3. I send a sales order (if you still wish to proceed)
4. We invoice for 10%
5. We build the printer; also, we do the second skype/teamviewer session, covering making a simple CAD model, exporting the .stl, healing the .stl, slicing it, and printing in ABS.
6. We invoice for the balance plus shipping, and we ship.

I'll be happy to book you for the first session, but we print in plasticine at 600 microns during that session. We can print at 25 microns in session two if you like.

----------


## garbage

I really appreciate your kind offer for a first free demonstration. Would it be possible to arrange one for the end of the week? As I'm located overseas the best time frame would be at noon to 3 pm EST.
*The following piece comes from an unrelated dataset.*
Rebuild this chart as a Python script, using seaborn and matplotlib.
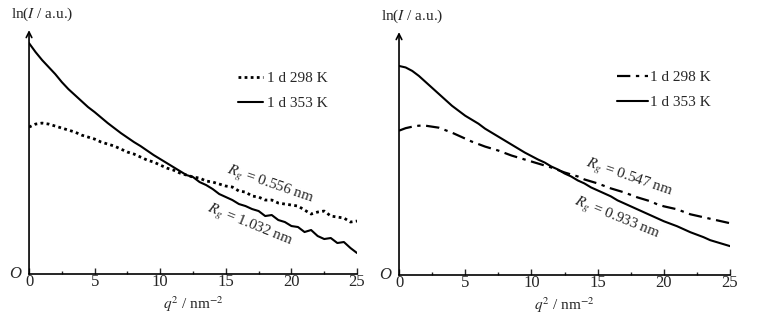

Would it be possible to have a little chat after the first demonstration? I have still some questions and I think it might be a good idea to discuss them face to face.

----------


## Davo

Sure thing, garbage.

I'm not booked on Thursday or Friday, but the boss sometimes puts me in production all day (like today) versus dealing with customers. Let me check and get back to you.  :Smile:

----------


## garbage

I checked my time table and came to the conclusion that Thursday January 30th 2-3pm EST would be the very best option for me. It would be great if we could agree on that appointment.

----------


## garbage

As Thursday is over I would like to suggest another attempt next Tuesday. Same time frame?

----------


## Davo

Sorry, I've been doing assembly all week (except for Wednesday's snow day).

I have you booked for Tuesday, 2/4, 2pm EST. Please post or PM your real name and skype ID, and please have teamviewer installed.

----------


## garbage

I have sent you a private message!

See you soon.

----------


## Davo

Yes, thank you. See you tomorrow.  :Smile:

----------